Way back in 1978, I met the former Margaret Kelley, a young woman running a quixotic campaign for state representative as a Republican in the Democratic stronghold of downtown Boston. I was impressed enough to volunteer to become her campaign manager, and also personally smitten enough to later become her husband. (We raised a daughter together before separating and divorcing in the mid-1990s).
Margaret was running against another political newbie, a Democratic lawyer from Boston's Italian North End neighborhood by the name of Salvatore DiMasi. He struck us at the time as a terminally ambitious young man on the make, too slick to be scrupulous (as he demonstrated in several ways during the campaign). In other words, a typical creature of Boston machine politics.
We gave it a gallant shot, even took a couple of precincts away from him in the election. But the gerrymandered votes were heavily stacked in the North End, where against a name like "DiMasi," the name "Kelley" didn't have the odds of a pizza slice's survival in an Italian sports bar. We were out-registered Democrat to Republican something like 13-1; we lost about 2 to 1; for us, that was a moral victory.
In the intervening years, Sal DiMasi rose like scum to the top of a stagnant pond, up through the ranks of Massachusetts politicos eventually to become the Speaker of the state House of Representatives -- in short, one of the most powerful politicians in the Commonwealth. He did it the old-fashioned way for a Boston Democrat: by a combination of cronyism, corruption, and outright criminality.
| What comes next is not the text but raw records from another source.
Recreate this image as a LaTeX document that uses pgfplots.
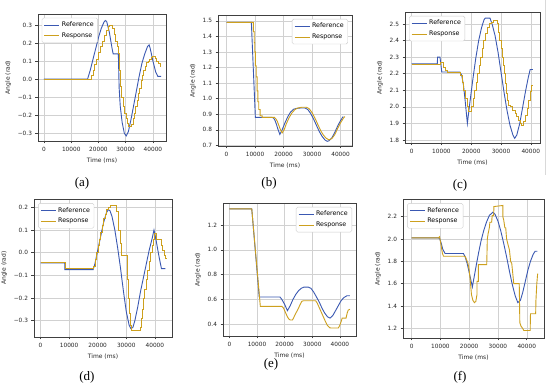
\documentclass[border=0pt]{standalone}
\usepackage{pgfplots}
\pgfplotsset{compat=1.18}
\usepackage{fontspec}
\setmainfont{DejaVu Sans}
\newfontfamily\capfont{Liberation Serif}
\definecolor{refblue}{RGB}{58,88,178}
\definecolor{resyel}{RGB}{205,160,30}
\pgfplotsset{
 panel/.style={
  scale only axis, anchor=south west,
  font=\fontsize{5.8}{7}\selectfont,
  tick label style={font=\fontsize{5.8}{7}\selectfont, text=black!85},
  label style={font=\fontsize{6}{7}\selectfont, text=black!85},
  /pgf/number format/assume math mode=true,
  axis line style={black!75, line width=0.5pt},
  tick style={black!75, line width=0.5pt},
  tick align=outside, tick pos=left,
  major tick length=2.5pt,
  grid=major, grid style={black!18, line width=0.45pt},
  xlabel={Time (ms)}, ylabel={Angle (rad)},
  xtick={0,10000,20000,30000,40000},
  xticklabels={0,10000,20000,30000,40000},
  scaled x ticks=false, scaled y ticks=false,
  legend cell align=left,
  legend style={font=\fontsize{6.3}{7.5}\selectfont, rounded corners=1.5pt, draw=black!20, fill=white, inner sep=2pt, row sep=0.5pt},
  legend image code/.code={\draw[##1, line width=0.9pt] (0pt,0pt) -- (15pt,0pt);},
  every axis plot/.append style={line width=0.9pt, mark=none},
 },
}
\begin{document}
\begin{tikzpicture}[x=1pt,y=1pt]
\fill[white] (0,0) rectangle (550,387);
\draw[black!15, line width=0.6pt] (545,387) -- (545,212);
% (a)
\begin{axis}[panel, at={(38pt,246pt)}, width=128pt, height=127pt,
  xmin=-2200, xmax=44800, ymin=-0.343, ymax=0.361,
  ytick={-0.3,-0.2,-0.1,0,0.1,0.2,0.3}, yticklabels={−0.3,−0.2,−0.1,0.0,0.1,0.2,0.3},
  legend pos=north west]
\addplot[refblue] coordinates {(0,0) (16000,0) (17000,0.05) (18000,0.11) (19000,0.17) (20000,0.23) (21000,0.28) (22000,0.315) (22500,0.325) (23000,0.32) (24000,0.26) (25000,0.17) (25400,0.14) (27300,0.14) (27600,-0.05) (28000,-0.15) (28700,-0.24) (29500,-0.30) (30200,-0.315) (31000,-0.29) (32000,-0.22) (33000,-0.14) (34000,-0.06) (35000,0.02) (36000,0.09) (37000,0.14) (38000,0.18) (38600,0.19) (39000,0.17) (40000,0.10) (41000,0.04) (41800,0.015) (43000,0.015)};
\addlegendentry{Reference}
\addplot[resyel, const plot] coordinates {(0,0) (17300,0.02) (18000,0.05) (18700,0.08) (19400,0.11) (20100,0.15) (20800,0.18) (21500,0.21) (22200,0.24) (22900,0.27) (23600,0.29) (24200,0.30) (25300,0.28) (25800,0.25) (26300,0.21) (26800,0.18) (27300,0.14) (27800,0.05) (28200,-0.04) (28600,-0.10) (29100,-0.15) (29600,-0.19) (30100,-0.22) (30600,-0.245) (31100,-0.26) (31700,-0.265) (32200,-0.25) (32700,-0.22) (33200,-0.19) (33700,-0.15) (34200,-0.12) (34700,-0.08) (35200,-0.05) (35700,-0.01) (36200,0.02) (36700,0.05) (37200,0.07) (37700,0.09) (38200,0.10) (38700,0.11) (39300,0.12) (40000,0.125) (40800,0.115) (41400,0.10) (42000,0.085) (42700,0.07) (43000,0.07)};
\addlegendentry{Response}
\end{axis}
% (b)
\begin{axis}[panel, at={(218pt,241pt)}, width=134pt, height=131pt,
  xmin=-3000, xmax=44000, ymin=0.696, ymax=1.537,
  ytick={0.7,0.8,0.9,1.0,1.1,1.2,1.3,1.4,1.5}, yticklabels={0.7,0.8,0.9,1.0,1.1,1.2,1.3,1.4,1.5},
  legend pos=north east]
\addplot[refblue] coordinates {(0,1.49) (8700,1.49) (10100,0.88) (16000,0.88) (16500,0.875) (17000,0.86) (17500,0.835) (18000,0.805) (18700,0.77) (19500,0.80) (20500,0.845) (21500,0.885) (22500,0.915) (23500,0.932) (24500,0.937) (26000,0.94) (27500,0.94) (28500,0.93) (29500,0.905) (30500,0.87) (31500,0.83) (32500,0.79) (33500,0.758) (34500,0.735) (35300,0.726) (36000,0.73) (37000,0.75) (38000,0.785) (39000,0.825) (40000,0.86) (40900,0.885)};
\addlegendentry{Reference}
\addplot[resyel] coordinates {(0,1.49) (9400,1.49) (9400,1.43) (9700,1.43) (9700,1.36) (9900,1.36) (9900,1.30) (10100,1.30) (10100,1.21) (10400,1.21) (10400,1.14) (10700,1.14) (10700,1.05) (11000,1.05) (11000,0.98) (11300,0.98) (11300,0.93) (11800,0.93) (11800,0.89) (12500,0.89) (12500,0.88) (16800,0.88) (17300,0.87) (17800,0.855) (18300,0.83) (18800,0.805) (19500,0.78) (20200,0.80) (21000,0.84) (22000,0.88) (23000,0.91) (24000,0.93) (25000,0.94) (26500,0.945) (28000,0.945) (29000,0.935) (30000,0.91) (31000,0.875) (32000,0.835) (33000,0.795) (34000,0.765) (35000,0.745) (36000,0.735) (37000,0.745) (38000,0.77) (39000,0.81) (40000,0.845) (41000,0.875) (41500,0.885)};
\addlegendentry{Response}
\end{axis}
% (c)
\begin{axis}[panel, at={(405pt,244pt)}, width=135pt, height=131pt,
  xmin=-2250, xmax=43100, ymin=1.782, ymax=2.572,
  ytick={1.8,1.9,2.0,2.1,2.2,2.3,2.4,2.5}, yticklabels={1.8,1.9,2.0,2.1,2.2,2.3,2.4,2.5},
  legend pos=north west]
\addplot[refblue] coordinates {(0,2.26) (8600,2.26) (8700,2.30) (9500,2.30) (10100,2.21) (16200,2.21) (16800,2.19) (17400,2.13) (18000,2.03) (18700,1.90) (19500,2.02) (20500,2.16) (21500,2.29) (22500,2.40) (23500,2.48) (24300,2.525) (24700,2.535) (26300,2.535) (27000,2.50) (28000,2.43) (29000,2.33) (30000,2.21) (31000,2.09) (32000,1.98) (33000,1.89) (34000,1.83) (34600,1.81) (35300,1.83) (36300,1.90) (37300,2.00) (38300,2.10) (39200,2.18) (39800,2.225) (40700,2.225)};
\addlegendentry{Reference}
\addplot[resyel, const plot] coordinates {(0,2.255) (9800,2.27) (10700,2.24) (11300,2.22) (11900,2.21) (16500,2.19) (17000,2.15) (17500,2.10) (18000,2.05) (18600,2.00) (19100,1.97) (20100,2.00) (20600,2.05) (21100,2.10) (21600,2.15) (22100,2.20) (22600,2.25) (23100,2.30) (23600,2.35) (24100,2.40) (24700,2.44) (25300,2.48) (26000,2.50) (26800,2.51) (27400,2.52) (28800,2.50) (29200,2.45) (29600,2.40) (30000,2.35) (30400,2.30) (30800,2.25) (31100,2.20) (31400,2.14) (31700,2.08) (32000,2.04) (32600,2.01) (33300,2.00) (34000,1.98) (34700,1.96) (35300,1.94) (35900,1.92) (36500,1.90) (37000,1.89) (37700,1.91) (38300,1.95) (38800,1.99) (39300,2.04) (39800,2.09) (40300,2.13) (40700,2.13)};
\addlegendentry{Response}
\end{axis}
% (d)
\begin{axis}[panel, at={(34pt,50pt)}, width=138pt, height=138pt,
  xmin=-2300, xmax=46000, ymin=-0.372, ymax=0.237,
  ytick={-0.3,-0.2,-0.1,0,0.1,0.2}, yticklabels={−0.3,−0.2,−0.1,0.0,0.1,0.2},
  legend pos=north west]
\addplot[refblue] coordinates {(0,-0.045) (8500,-0.045) (8500,-0.075) (18400,-0.075) (19000,-0.05) (20000,0.01) (21000,0.07) (22000,0.13) (23000,0.175) (23700,0.19) (24300,0.185) (25000,0.16) (26000,0.10) (27000,0.02) (28000,-0.07) (29000,-0.17) (30000,-0.26) (31000,-0.32) (31600,-0.335) (32300,-0.33) (33000,-0.30) (34000,-0.24) (35000,-0.17) (36000,-0.11) (37000,-0.05) (38000,0.01) (39000,0.06) (39700,0.10) (40500,0.05) (41500,-0.02) (42300,-0.07) (43700,-0.07)};
\addlegendentry{Reference}
\addplot[resyel, const plot] coordinates {(0,-0.045) (8600,-0.07) (18600,-0.06) (19100,-0.03) (19600,0.0) (20100,0.03) (20600,0.06) (21100,0.09) (21600,0.12) (22100,0.15) (22600,0.17) (23200,0.19) (23800,0.20) (24400,0.21) (26600,0.18) (27200,0.10) (27800,0.04) (28300,-0.01) (30300,-0.12) (30600,-0.20) (31000,-0.27) (31400,-0.32) (31800,-0.345) (34800,-0.33) (35300,-0.29) (35600,-0.25) (36000,-0.20) (36500,-0.16) (37000,-0.12) (37500,-0.08) (38000,-0.04) (38500,0.00) (39000,0.03) (39500,0.06) (40000,0.085) (40600,0.06) (42300,0.03) (42700,0.01) (43300,-0.01) (43700,-0.025) (44000,-0.03)};
\addlegendentry{Response}
\end{axis}
% (e)
\begin{axis}[panel, at={(223pt,51pt)}, width=133pt, height=133pt,
  xmin=-2300, xmax=45800, ymin=0.306, ymax=1.377,
  ytick={0.4,0.6,0.8,1.0,1.2}, yticklabels={0.4,0.6,0.8,1.0,1.2},
  legend pos=north east]
\addplot[refblue] coordinates {(0,1.33) (8100,1.33) (10800,0.62) (18300,0.62) (19000,0.60) (20000,0.56) (21000,0.51) (22000,0.55) (23000,0.60) (24000,0.64) (25000,0.67) (26000,0.69) (27000,0.70) (28500,0.70) (29500,0.69) (30500,0.66) (31500,0.62) (32500,0.58) (33500,0.53) (34500,0.49) (35500,0.46) (36400,0.45) (37400,0.47) (38400,0.51) (39400,0.55) (40400,0.59) (41400,0.615) (42500,0.63) (43600,0.63)};
\addlegendentry{Reference}
\addplot[resyel] coordinates {(0,1.33) (8100,1.33) (11200,0.545) (19000,0.545) (19600,0.53) (20200,0.50) (20800,0.47) (21400,0.445) (22000,0.435) (22800,0.435) (23200,0.45) (23700,0.475) (24300,0.50) (25000,0.53) (25600,0.56) (26200,0.585) (26800,0.59) (31200,0.59) (31800,0.57) (32400,0.54) (33000,0.51) (33600,0.48) (34200,0.45) (34800,0.42) (35500,0.39) (36300,0.372) (37000,0.37) (39400,0.37) (39900,0.39) (40400,0.42) (40800,0.45) (42200,0.45) (42600,0.49) (43000,0.515) (43600,0.52)};
\addlegendentry{Response}
\end{axis}
% (f)
\begin{axis}[panel, at={(403pt,49pt)}, width=141pt, height=139pt,
  xmin=-3000, xmax=46000, ymin=1.113, ymax=2.358,
  ytick={1.2,1.4,1.6,1.8,2.0,2.2}, yticklabels={1.2,1.4,1.6,1.8,2.0,2.2},
  legend pos=north west]
\addplot[refblue] coordinates {(0,2.01) (9300,2.01) (9800,2.00) (10300,1.96) (10800,1.91) (11600,1.87) (18000,1.87) (18600,1.84) (19300,1.78) (20000,1.70) (20600,1.63) (21100,1.57) (21800,1.67) (22500,1.77) (23300,1.88) (24100,1.98) (25000,2.07) (26000,2.15) (27000,2.21) (28200,2.24) (29000,2.22) (30000,2.16) (31000,2.07) (32000,1.96) (33000,1.84) (34000,1.71) (35000,1.59) (36000,1.49) (36900,1.43) (37800,1.45) (38600,1.52) (39500,1.62) (40400,1.72) (41300,1.80) (42200,1.86) (42900,1.89) (43700,1.89)};
\addlegendentry{Reference}
\addplot[resyel] coordinates {(0,2.01) (9300,2.01) (9700,2.02) (10200,1.95) (10700,1.87) (11100,1.845) (18600,1.845) (19000,1.82) (19600,1.78) (20000,1.72) (20400,1.62) (20800,1.50) (21300,1.45) (21800,1.43) (22300,1.44) (22700,1.50) (22700,1.62) (23200,1.62) (23200,1.77) (26100,1.77) (26300,2.00) (26600,2.05) (27000,2.10) (27200,2.15) (27800,2.15) (28000,2.21) (28500,2.21) (28600,2.29) (31700,2.30) (31700,2.20) (32000,2.17) (32400,2.10) (32700,2.10) (33000,2.00) (33500,1.95) (34000,1.90) (34400,1.80) (34800,1.78) (35300,1.65) (35500,1.60) (37400,1.60) (37600,1.25) (38000,1.22) (38800,1.19) (39000,1.18) (41200,1.18) (41300,1.33) (43100,1.33) (43200,1.45) (43500,1.60) (43800,1.69)};
\addlegendentry{Response}
\end{axis}
\node[font=\capfont\fontsize{13}{14}\selectfont] at (82,204) {(a)};
\node[font=\capfont\fontsize{13}{14}\selectfont] at (269,204) {(b)};
\node[font=\capfont\fontsize{13}{14}\selectfont] at (460,202) {(c)};
\node[font=\capfont\fontsize{13}{14}\selectfont] at (87,10) {(d)};
\node[font=\capfont\fontsize{13}{14}\selectfont] at (271,23) {(e)};
\node[font=\capfont\fontsize{13}{14}\selectfont] at (460,10) {(f)};
\pgfresetboundingbox
\useasboundingbox (0,0) rectangle (550,387);
\end{tikzpicture}
\end{document}
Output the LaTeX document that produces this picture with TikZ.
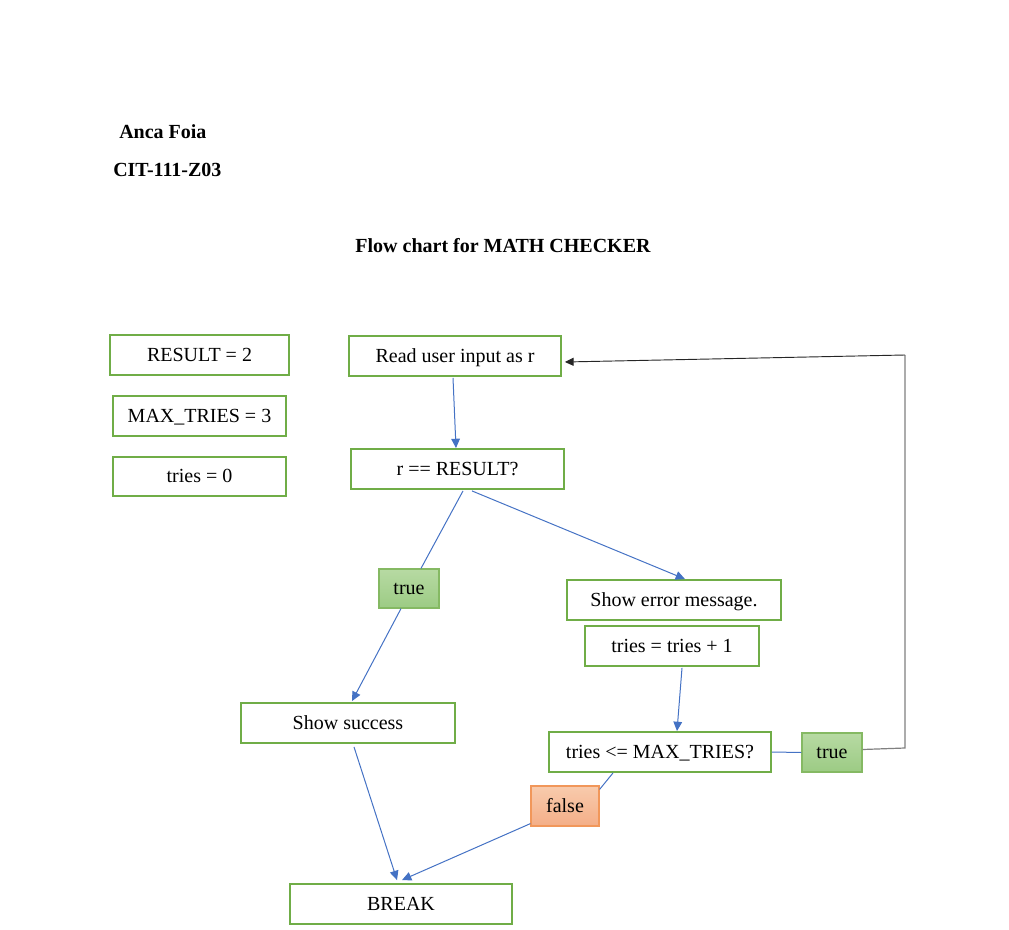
\documentclass[tikz,border=0pt]{standalone}
\usepackage{fontspec}
\setmainfont{Liberation Serif}
\usetikzlibrary{arrows.meta,calc}
\definecolor{grn}{HTML}{70AD47}
\definecolor{blu}{HTML}{4472C4}
\definecolor{gtop}{HTML}{B7DAA3}
\definecolor{gbot}{HTML}{9CCB84}
\definecolor{otop}{HTML}{F8CBAD}
\definecolor{obot}{HTML}{F4AE87}
\definecolor{oline}{HTML}{ED7D31}
\begin{document}
\begin{tikzpicture}[x=0.75pt,y=-0.75pt,
  txt/.style={font=\fontsize{15}{18}\selectfont, text height=12pt, text depth=3pt},
  head/.style={font=\fontsize{15}{18}\selectfont\bfseries, inner sep=0pt},
  box/.style={draw=grn, line width=1.4pt, fill=white, inner sep=0pt, txt},
  tbox/.style={draw=grn!85!white, line width=0.9pt, top color=gtop, bottom color=gbot, inner sep=0pt, txt, minimum width=60*0.75pt, minimum height=39*0.75pt},
  fbox/.style={draw=oline!80!white, line width=0.9pt, top color=otop, bottom color=obot, inner sep=0pt, txt, minimum width=68*0.75pt, minimum height=40*0.75pt},
  conn/.style={draw=blu, line width=0.75pt},
  arr/.style={conn, -{Triangle[length=7pt,width=6.5pt]}},
  loopl/.style={draw=gray, line width=0.9pt}
]
\useasboundingbox (0,0) rectangle (1009,930);

% headings
\node[head, anchor=base west] (name) at (119,138.5) {Anca Foia};
\node[head, anchor=base west] (course) at (113,176.5) {CIT-111-Z03};
\node[head, anchor=base] (title) at (503,252.5) {Flow chart for MATH CHECKER};

% variables
\node[box, minimum width=179*0.75pt, minimum height=40*0.75pt] (res) at (199.5,355) {RESULT = 2};
\node[box, minimum width=173*0.75pt, minimum height=40*0.75pt] (max) at (199.5,416) {MAX\_TRIES = 3};
\node[box, minimum width=173*0.75pt, minimum height=39*0.75pt] (tries) at (199.5,476.5) {tries = 0};

% flow
\node[box, minimum width=212*0.75pt, minimum height=40*0.75pt] (read) at (455,356) {Read user input as r};
\node[box, minimum width=213*0.75pt, minimum height=40*0.75pt] (cmp) at (457.5,469) {r == RESULT?};
\node[tbox] (t1) at (409,588.5) {true};
\node[box, minimum width=214*0.75pt, minimum height=40*0.75pt] (err) at (674,600) {Show error message.};
\node[box, minimum width=174*0.75pt, minimum height=40*0.75pt] (inc) at (672,646) {tries = tries + 1};
\node[box, minimum width=214*0.75pt, minimum height=40*0.75pt] (succ) at (348,723) {Show success};
\node[box, minimum width=222*0.75pt, minimum height=40*0.75pt] (le) at (660,752) {tries <= MAX\_TRIES?};
\node[tbox] (t2) at (832,752.5) {true};
\node[fbox] (f) at (565,806) {false};
\node[box, minimum width=222*0.75pt, minimum height=40*0.75pt] (brk) at (401,904) {BREAK};

% connectors
\draw[arr] ($(read.south)+(-2,1)$) -- ($(cmp.north)+(-1.5,0)$);
\draw[conn] ($(cmp.south)+(5.5,1)$) -- ($(t1.north)+(12,0)$);
\draw[arr] ($(t1.south)+(-8,0)$) -- ($(succ.north)+(4,-1)$);
\draw[arr] ($(cmp.south)+(14.5,1)$) -- ($(err.north)+(11,0)$);
\draw[arr] ($(inc.south)+(10,1)$) -- ($(le.north)+(17,0)$);
\draw[conn] (le.east) -- (t2.west);
\coordinate (c1) at (905,748);
\coordinate (c2) at (905,355);
\draw[loopl] ($(t2.east)+(0,-3)$) -- (c1) -- (c2);
\draw[line width=0.7pt, black!85, -{Triangle[length=6.5pt,width=6pt]}] (c2) -- ($(read.east)+(3,6)$);
\draw[conn] ($(le.south)+(-47,0)$) -- ($(f.north east)+(0,4)$);
\draw[arr] ($(f.south west)+(0,-3)$) -- ($(brk.north)+(1,-3)$);
\draw[arr] ($(succ.south)+(6,3)$) -- ($(brk.north)+(-4,-3)$);
\end{tikzpicture}
\end{document}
It all caught up with him in 2009 when the Boston Globe exposed his sordid machinations. Sal DiMasi has just been sentenced to eight years in federal prison "for steering millions of dollars in state contracts to a software company and secretly profiting from the scheme."
I saw this guy's lack of scruples first-hand in 1978, so this news comes as no surprise to me now. I do find it dispiriting that so many voters expect this sort of behavior as the norm -- even as desirable -- from their politicians. So, before we dismiss the memory of Mr. DiMasi with indifferent contempt, perhaps we should ponder the words of the guy who once said: "Politicians, like water, cannot rise higher than their source."